下面,请看李霁野的“直译法”译文(比较伍译文): There was no possibility of taking a walk that day.We had been wandering,indeed,in the leafless shrubbery an hour in the morning;but since dinner(Mrs.Reed,when there was nocompany,dined early)the cold winter wind had brought with it clouds so sombre,and rain so penetrating,that further outdoor exercise was now out of the question. 〔伍译〕那一天是不能出门散步的了。当天的早上,我们在那已经落叶的小丛树堆里溜过有一点钟了;不料饭后(李特太太,没得客人来,吃饭是早的,)刮起冬天的寒风,满天都是乌云,又落雨,是绝不能出门运动的了。

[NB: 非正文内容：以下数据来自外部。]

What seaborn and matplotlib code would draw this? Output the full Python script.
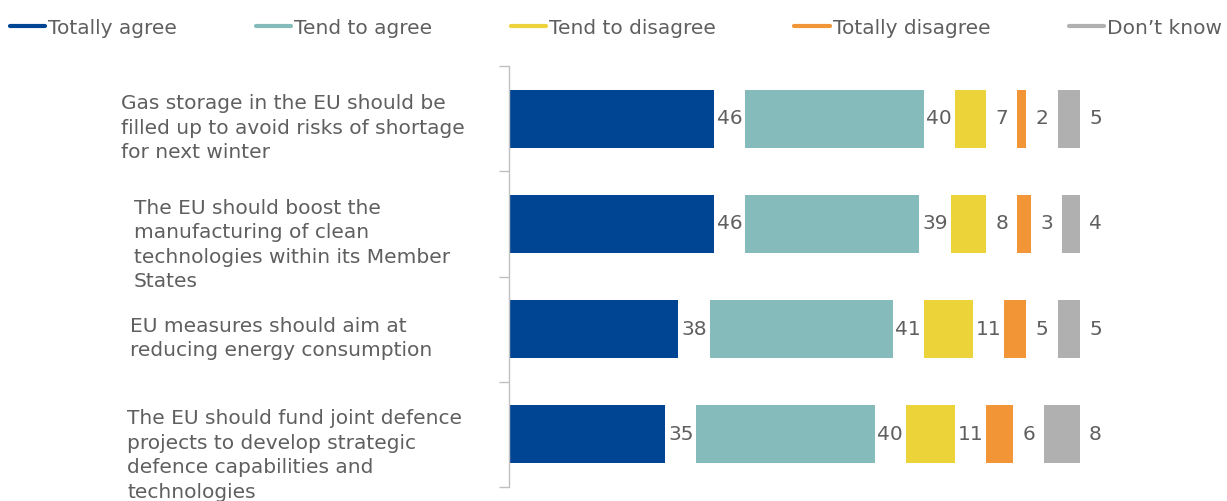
import matplotlib
matplotlib.use("Agg")
import matplotlib.pyplot as plt
import matplotlib.transforms as mtrans
from matplotlib.lines import Line2D
import seaborn as sns
import numpy as np
import pandas as pd

# ---- data ----
categories = [
    "Gas storage in the EU should be\nfilled up to avoid risks of shortage\nfor next winter",
    "The EU should boost the\nmanufacturing of clean\ntechnologies within its Member\nStates",
    "EU measures should aim at\nreducing energy consumption",
    "The EU should fund joint defence\nprojects to develop strategic\ndefence capabilities and\ntechnologies",
]
series_names = ["Totally agree", "Tend to agree", "Tend to disagree", "Totally disagree", "Don\u2019t know"]
totally_agree = [46, 46, 38, 35]
tend_to_agree = [40, 39, 41, 40]
tend_to_disagree = [7, 8, 11, 11]
totally_disagree = [2, 3, 5, 6]
dont_know = [5, 4, 5, 8]

# ---- style ----
colors = ["#004494", "#85BBBB", "#EDD33A", "#F29537", "#B0B0B0"]
text_color = "#5f5f5f"
gap = 7.0            # spacer between segments (in value units), holds the value label
fs = 14.5
label_x_px = [121, 134, 130, 127]
label_dy = [0.09, 0.2, 0.09, 0.2]

sns.set_style("white")
plt.rcParams["font.family"] = ["DejaVu Sans"]

W, H = 1227, 501
fig = plt.figure(figsize=(W / 100, H / 100), dpi=100)
ax = fig.add_axes([509 / W, 14 / H, 718 / W, 421 / H])

series = [totally_agree, tend_to_agree, tend_to_disagree, totally_disagree, dont_know]
offsets = np.zeros(len(categories))
ypos = list(range(len(categories)))
for name, vals, col in zip(series_names, series, colors):
    sns.barplot(x=vals, y=ypos, orient="h", color=col, width=0.55, saturation=1,
                left=offsets.copy(), ax=ax, native_scale=True, linewidth=0)
    offsets = offsets + np.array(vals)
    # invisible spacer segment carrying the value label
    sns.barplot(x=[gap] * len(vals), y=ypos, orient="h", color="white", alpha=0,
                width=0.55, left=offsets.copy(), ax=ax, native_scale=True, linewidth=0)
    ax.bar_label(ax.containers[-1], labels=[str(v) for v in vals], label_type="center",
                 fontsize=fs, color=text_color)
    offsets = offsets + gap

ax.set_xlim(0, 161)
ax.set_ylim(3.5, -0.5)
ax.set_xlabel("")
ax.set_ylabel("")
ax.set_xticks([])
ax.set_yticks([-0.5, 0.5, 1.5, 2.5, 3.5])
ax.set_yticklabels([])
ax.tick_params(axis="y", length=7, width=1, color="#c0c0c0", direction="out", left=True)
for s in ["top", "right", "bottom"]:
    ax.spines[s].set_visible(False)
ax.spines["left"].set_color("#c0c0c0")
ax.spines["left"].set_linewidth(1)

trans = mtrans.blended_transform_factory(fig.transFigure, ax.transData)
for i, cat in enumerate(categories):
    ax.text(label_x_px[i] / W, i + label_dy[i], cat, transform=trans, ha="left", va="center",
            fontsize=fs, color=text_color, linespacing=1.36)

handles = [Line2D([0], [0], color=c, lw=3) for c in colors]
fig.legend(handles, series_names, loc="center left", bbox_to_anchor=(10 / W, 1 - 28 / H),
           ncol=5, frameon=False, fontsize=fs, handlelength=1.75, handletextpad=0.15,
           columnspacing=3.9, borderpad=0, borderaxespad=0, labelcolor=text_color)

fig.savefig("out.png", dpi=100)
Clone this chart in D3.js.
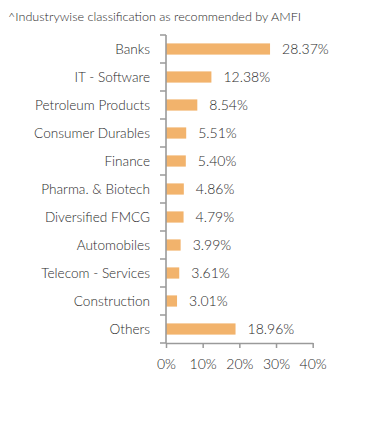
<!DOCTYPE html>
<html><head><meta charset="utf-8">
<script src="https://cdn.jsdelivr.net/npm/d3@7"></script>
<style>body{margin:0;background:#fff;} svg{display:block;font-family:Lato, "Open Sans", sans-serif;}</style>
</head><body>
<script>
const categories = ["Banks","IT - Software","Petroleum Products","Consumer Durables","Finance","Pharma. & Biotech","Diversified FMCG","Automobiles","Telecom - Services","Construction","Others"];
const values = [28.37,12.38,8.54,5.51,5.40,4.86,4.79,3.99,3.61,3.01,18.96];
const xTicks = [0,10,20,30,40];
const title = "^Industrywise classification as recommended by AMFI";

const W=392,H=433;
const svg=d3.select("body").append("svg").attr("width",W).attr("height",H);
const x=d3.scaleLinear().domain([0,40]).range([166,312.7]);
const y=d3.scaleBand().domain(categories).range([35,343]).paddingInner(0.6).paddingOuter(0.3);
const axisColor="#9a9a9a", textColor="#2a2a2a";

svg.append("text").attr("x",8).attr("y",21).attr("font-size",12.6).attr("font-weight",300).attr("fill",textColor).text(title);

svg.selectAll("rect.bar").data(values).join("rect").attr("class","bar")
  .attr("x",x(0)).attr("y",(d,i)=>y(categories[i]))
  .attr("width",d=>x(d)-x(0)).attr("height",y.bandwidth()).attr("fill","#F2B36C");

svg.selectAll("text.val").data(values).join("text").attr("class","val")
  .attr("x",d=>x(d)+12).attr("y",(d,i)=>y(categories[i])+y.bandwidth()/2)
  .attr("dy","0.36em").attr("font-size",14).attr("font-weight",300).attr("fill",textColor)
  .text(d=>d.toFixed(2)+"%");

// y axis with ticks at band boundaries
const yAxisG=svg.append("g");
const bounds=d3.range(categories.length+1).map(i=>35+i*28);
yAxisG.append("line").attr("x1",166).attr("x2",166).attr("y1",35).attr("y2",343).attr("stroke",axisColor).attr("stroke-width",1.6);
yAxisG.selectAll("line.t").data(bounds).join("line").attr("class","t")
  .attr("x1",160).attr("x2",166).attr("y1",d=>d).attr("y2",d=>d).attr("stroke",axisColor).attr("stroke-width",1.5);
yAxisG.selectAll("text").data(categories).join("text")
  .attr("x",150).attr("y",d=>y(d)+y.bandwidth()/2).attr("dy","0.36em")
  .attr("text-anchor","end").attr("font-size",13.6).attr("font-weight",300).attr("fill",textColor).text(d=>d);

const xAxis=d3.axisBottom(x).tickValues(xTicks).tickFormat(d=>d+"%").tickSize(5).tickSizeOuter(0).tickPadding(11);
const gx=svg.append("g").attr("transform","translate(0,343)").call(xAxis);
gx.select(".domain").attr("stroke",axisColor).attr("stroke-width",1.6);
gx.selectAll(".tick line").attr("stroke",axisColor).attr("stroke-width",1.5);
gx.selectAll(".tick text").attr("font-size",14).attr("font-weight",300).attr("fill",textColor).attr("font-family","Lato, sans-serif");
</script>
</body></html>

〔李译〕那一天是没有散步的可能了,不错,早晨我们已经在无叶的丛林中漫游过一点钟了,但是午饭之后—在没有客人的时候,里德夫人是早早吃饭的—寒冷的冬风刮来这样阴沉的云,和这样侵人的雨,再做户外运动是不可能的了。

李霁野的译文既符合原文的意义,又保持了原文的句组织法和原文的委婉风格。李译“寒冷的冬风刮来这样阴沉的云,和这样侵人的雨”,比起伍译“刮起冬天的寒风,满天都是乌云,又落雨”,更为切合原文,更为妥贴。正如茅盾先生所说的,“如果我们将这两段译文读着读着,回过去再读原文,我们就不能不承认李译更近于原文那种柔美的情调。”这说明李霁野的译文既注重对原文的忠实,又注重原文的风格,追求译文不仅意到,而且形到、情到。李霁野的翻译理论和思想需要译界后人,特别是作为他的学生并专门研究翻译思想史的我长期认真开掘和系统研究。

作品

着作结成9卷本《李霁野文集》。

译有《四季随笔》、《简爱》等书。